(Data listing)
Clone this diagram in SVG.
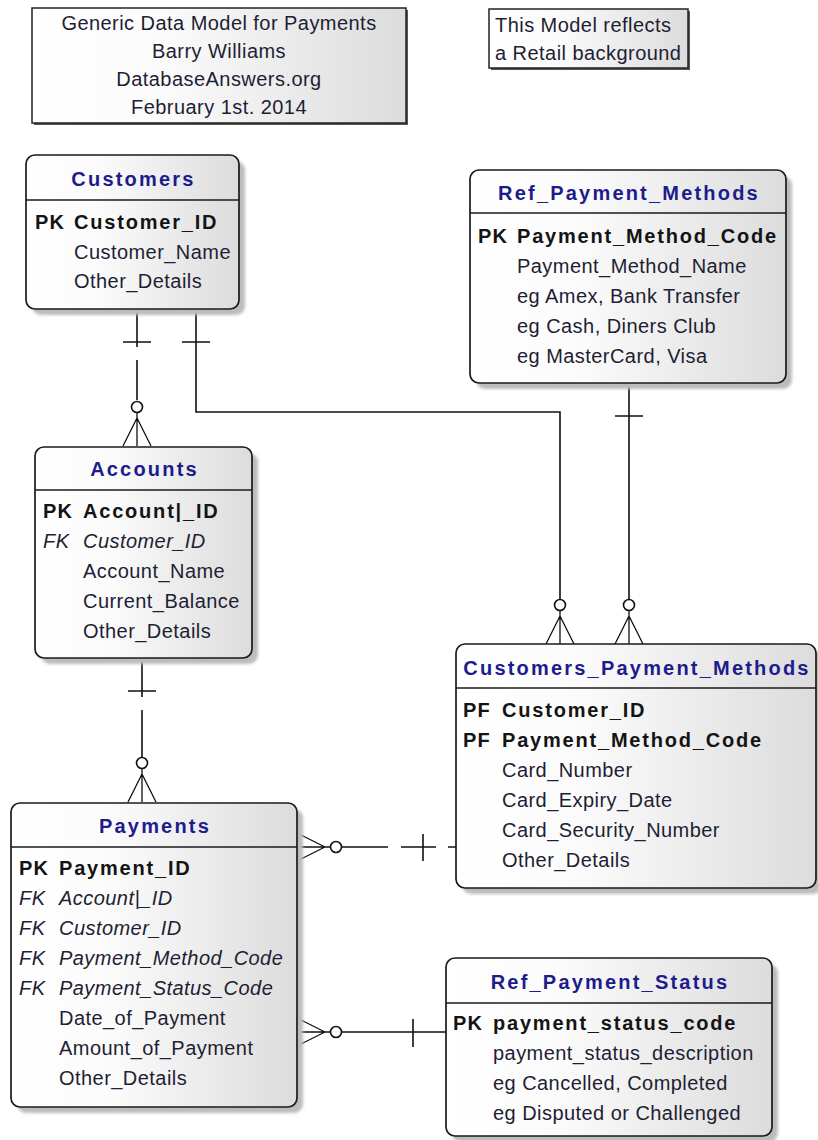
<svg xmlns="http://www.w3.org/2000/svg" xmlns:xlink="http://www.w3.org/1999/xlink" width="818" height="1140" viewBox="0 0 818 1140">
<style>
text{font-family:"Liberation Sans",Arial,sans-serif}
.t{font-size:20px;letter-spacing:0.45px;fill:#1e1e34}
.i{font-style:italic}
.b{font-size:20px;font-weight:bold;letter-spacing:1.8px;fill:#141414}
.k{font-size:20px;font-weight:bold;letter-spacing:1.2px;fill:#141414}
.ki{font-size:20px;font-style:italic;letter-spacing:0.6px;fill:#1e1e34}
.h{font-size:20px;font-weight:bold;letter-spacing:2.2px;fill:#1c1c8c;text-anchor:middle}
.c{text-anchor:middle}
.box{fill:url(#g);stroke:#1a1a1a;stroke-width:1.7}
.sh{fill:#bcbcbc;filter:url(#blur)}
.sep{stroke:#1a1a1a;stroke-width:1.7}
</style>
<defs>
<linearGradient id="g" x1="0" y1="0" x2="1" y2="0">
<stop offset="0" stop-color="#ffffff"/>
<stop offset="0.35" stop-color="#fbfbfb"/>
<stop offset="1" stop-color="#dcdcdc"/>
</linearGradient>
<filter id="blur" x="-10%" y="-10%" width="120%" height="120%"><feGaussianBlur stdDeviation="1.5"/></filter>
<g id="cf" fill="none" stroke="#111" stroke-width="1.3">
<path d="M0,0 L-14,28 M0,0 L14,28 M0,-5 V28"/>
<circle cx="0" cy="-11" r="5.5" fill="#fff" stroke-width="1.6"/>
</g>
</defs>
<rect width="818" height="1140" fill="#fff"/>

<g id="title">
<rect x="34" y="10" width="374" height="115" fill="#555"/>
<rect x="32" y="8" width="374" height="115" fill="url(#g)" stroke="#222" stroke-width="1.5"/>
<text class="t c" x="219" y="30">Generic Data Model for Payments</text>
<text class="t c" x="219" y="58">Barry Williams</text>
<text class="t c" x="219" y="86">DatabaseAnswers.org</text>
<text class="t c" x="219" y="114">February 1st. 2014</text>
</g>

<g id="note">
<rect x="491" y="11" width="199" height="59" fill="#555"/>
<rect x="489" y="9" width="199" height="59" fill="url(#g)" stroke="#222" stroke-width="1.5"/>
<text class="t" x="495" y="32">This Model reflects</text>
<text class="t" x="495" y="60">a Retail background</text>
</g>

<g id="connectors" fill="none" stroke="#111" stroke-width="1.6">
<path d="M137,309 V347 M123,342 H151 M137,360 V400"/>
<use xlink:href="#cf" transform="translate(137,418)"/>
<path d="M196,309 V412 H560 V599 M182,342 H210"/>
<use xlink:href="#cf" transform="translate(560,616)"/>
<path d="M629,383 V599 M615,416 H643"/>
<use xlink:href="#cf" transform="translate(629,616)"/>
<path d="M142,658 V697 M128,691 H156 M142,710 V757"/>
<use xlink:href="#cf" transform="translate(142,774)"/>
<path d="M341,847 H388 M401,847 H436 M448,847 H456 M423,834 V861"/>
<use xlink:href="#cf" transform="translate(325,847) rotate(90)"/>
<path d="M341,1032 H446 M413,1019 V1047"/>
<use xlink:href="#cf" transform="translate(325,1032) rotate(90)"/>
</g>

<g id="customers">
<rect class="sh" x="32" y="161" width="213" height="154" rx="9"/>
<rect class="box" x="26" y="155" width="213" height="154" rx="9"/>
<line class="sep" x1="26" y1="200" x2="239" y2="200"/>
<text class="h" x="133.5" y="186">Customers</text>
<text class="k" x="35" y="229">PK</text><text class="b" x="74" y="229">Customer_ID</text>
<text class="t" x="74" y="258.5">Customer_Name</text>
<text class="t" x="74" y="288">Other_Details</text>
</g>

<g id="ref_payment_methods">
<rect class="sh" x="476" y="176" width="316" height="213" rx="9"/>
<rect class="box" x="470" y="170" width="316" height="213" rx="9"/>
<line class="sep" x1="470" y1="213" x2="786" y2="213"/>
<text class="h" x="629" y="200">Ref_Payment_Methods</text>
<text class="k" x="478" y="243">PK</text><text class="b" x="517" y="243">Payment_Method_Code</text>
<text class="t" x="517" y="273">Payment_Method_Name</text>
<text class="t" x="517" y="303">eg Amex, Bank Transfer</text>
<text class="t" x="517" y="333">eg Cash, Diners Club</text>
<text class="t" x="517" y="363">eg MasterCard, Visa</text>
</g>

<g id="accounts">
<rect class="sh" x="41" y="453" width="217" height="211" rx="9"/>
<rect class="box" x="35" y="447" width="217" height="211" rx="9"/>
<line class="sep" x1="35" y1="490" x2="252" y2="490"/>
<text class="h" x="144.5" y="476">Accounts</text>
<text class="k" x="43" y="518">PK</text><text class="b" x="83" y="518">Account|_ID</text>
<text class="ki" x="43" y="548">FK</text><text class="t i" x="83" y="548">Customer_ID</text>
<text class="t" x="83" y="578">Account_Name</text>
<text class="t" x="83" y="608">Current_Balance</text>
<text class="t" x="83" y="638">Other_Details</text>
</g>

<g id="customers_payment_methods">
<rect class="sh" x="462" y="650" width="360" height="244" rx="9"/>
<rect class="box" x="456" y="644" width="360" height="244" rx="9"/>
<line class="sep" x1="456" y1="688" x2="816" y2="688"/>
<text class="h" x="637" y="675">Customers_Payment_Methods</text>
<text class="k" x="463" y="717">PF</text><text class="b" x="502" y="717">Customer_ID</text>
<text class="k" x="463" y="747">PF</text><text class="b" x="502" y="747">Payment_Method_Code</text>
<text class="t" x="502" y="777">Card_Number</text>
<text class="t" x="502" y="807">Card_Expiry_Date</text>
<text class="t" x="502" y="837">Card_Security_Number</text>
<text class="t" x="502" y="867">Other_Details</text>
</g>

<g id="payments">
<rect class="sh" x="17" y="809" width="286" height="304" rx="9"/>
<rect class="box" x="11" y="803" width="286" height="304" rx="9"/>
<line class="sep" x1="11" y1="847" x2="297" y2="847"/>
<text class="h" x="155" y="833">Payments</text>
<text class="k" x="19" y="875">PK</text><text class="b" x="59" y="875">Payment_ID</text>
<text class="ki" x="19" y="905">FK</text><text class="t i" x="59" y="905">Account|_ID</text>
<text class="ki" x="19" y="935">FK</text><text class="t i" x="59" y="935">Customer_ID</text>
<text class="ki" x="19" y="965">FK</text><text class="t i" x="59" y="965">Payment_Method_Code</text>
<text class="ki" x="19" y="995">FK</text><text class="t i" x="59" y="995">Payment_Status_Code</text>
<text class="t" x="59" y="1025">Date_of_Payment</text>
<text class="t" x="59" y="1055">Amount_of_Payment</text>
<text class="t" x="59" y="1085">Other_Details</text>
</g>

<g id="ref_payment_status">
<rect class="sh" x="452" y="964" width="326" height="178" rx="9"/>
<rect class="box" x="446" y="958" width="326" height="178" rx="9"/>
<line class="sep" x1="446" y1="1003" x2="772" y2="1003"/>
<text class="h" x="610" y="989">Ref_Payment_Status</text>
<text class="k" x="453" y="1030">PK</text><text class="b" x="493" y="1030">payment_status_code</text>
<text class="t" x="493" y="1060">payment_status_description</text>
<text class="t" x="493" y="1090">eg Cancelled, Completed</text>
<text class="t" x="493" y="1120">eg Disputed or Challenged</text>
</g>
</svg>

---

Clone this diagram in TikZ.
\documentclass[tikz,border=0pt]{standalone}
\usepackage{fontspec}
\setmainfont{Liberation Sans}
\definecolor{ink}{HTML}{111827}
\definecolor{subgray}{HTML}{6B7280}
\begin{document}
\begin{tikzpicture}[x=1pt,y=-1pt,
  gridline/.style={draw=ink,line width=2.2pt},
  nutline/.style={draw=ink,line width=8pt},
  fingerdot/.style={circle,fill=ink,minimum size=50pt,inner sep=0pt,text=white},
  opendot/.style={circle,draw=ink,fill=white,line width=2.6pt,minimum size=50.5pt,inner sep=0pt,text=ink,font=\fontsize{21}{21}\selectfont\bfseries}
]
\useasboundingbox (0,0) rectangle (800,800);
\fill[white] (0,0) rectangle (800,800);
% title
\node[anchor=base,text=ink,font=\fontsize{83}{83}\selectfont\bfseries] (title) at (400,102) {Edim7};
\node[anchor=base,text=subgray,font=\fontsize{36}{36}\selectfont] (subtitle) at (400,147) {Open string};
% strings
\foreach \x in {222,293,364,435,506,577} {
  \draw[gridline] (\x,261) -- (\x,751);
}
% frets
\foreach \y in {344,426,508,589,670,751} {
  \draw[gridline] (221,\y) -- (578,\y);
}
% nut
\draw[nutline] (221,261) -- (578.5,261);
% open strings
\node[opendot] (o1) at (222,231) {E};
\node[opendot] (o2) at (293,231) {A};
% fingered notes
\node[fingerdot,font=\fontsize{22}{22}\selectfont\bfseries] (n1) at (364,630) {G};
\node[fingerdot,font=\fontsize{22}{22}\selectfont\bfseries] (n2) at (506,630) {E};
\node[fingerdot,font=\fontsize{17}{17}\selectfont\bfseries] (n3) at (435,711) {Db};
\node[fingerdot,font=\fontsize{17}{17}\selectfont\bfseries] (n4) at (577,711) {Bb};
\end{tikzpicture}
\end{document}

▶ TO BE DONE:
Pull out the lines above in which the word "diagram" appears.

▶ WRITTEN ANSWER:
Clone this diagram in SVG.
Clone this diagram in TikZ.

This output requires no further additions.